Restaurant booking platforms hold enormous volumes of structured, publicly accessible data. Every listing page contains restaurant names, cuisine categories, verified ratings, pricing tiers, contact details, and live booking availability. For developers, analysts, and product teams, that data feeds directly into research workflows, competitive tools, and business intelligence systems.
Collecting data manually is not realistic at any meaningful scale. Record volumes are too large and update cycles too frequent for manual processes to keep pace.
Automated restaurant data extraction resolves that gap. It delivers structured records consistently, at volume, and on whatever schedule the downstream workflow requires.
This guide covers the entire process of scraping OpenTable restaurant listings with Playwright/Python, including platform architecture, tool selection, code to extract data at each stage, and anti-detection methods.

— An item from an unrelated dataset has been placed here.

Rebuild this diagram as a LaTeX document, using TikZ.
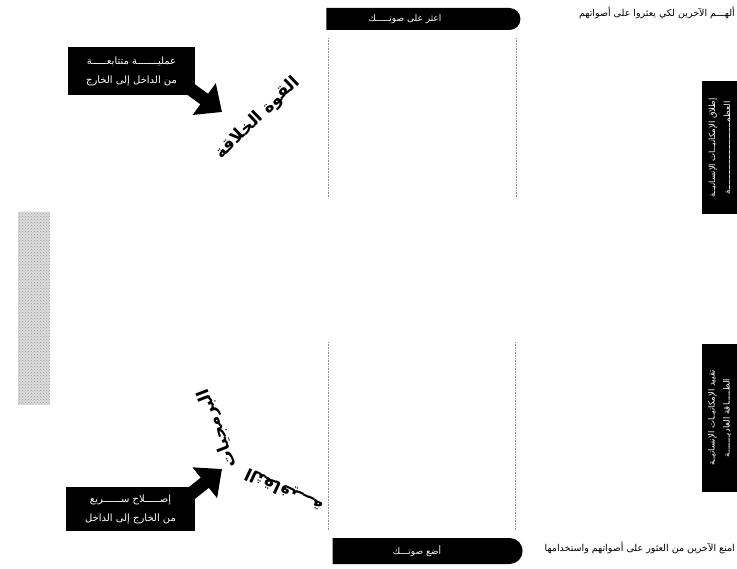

OpenTable runs a massive restaurant reservation network across North America, currently working with over 55,000 active restaurant partners. Every public listing page contains structured attributes with direct commercial value across analytics, sales, and product development.
Statista projects the global restaurant technology and food delivery sector will surpass $320 billion by 2029. Structured restaurant listings data powers the platforms, reports, and tools that operate across that entire market.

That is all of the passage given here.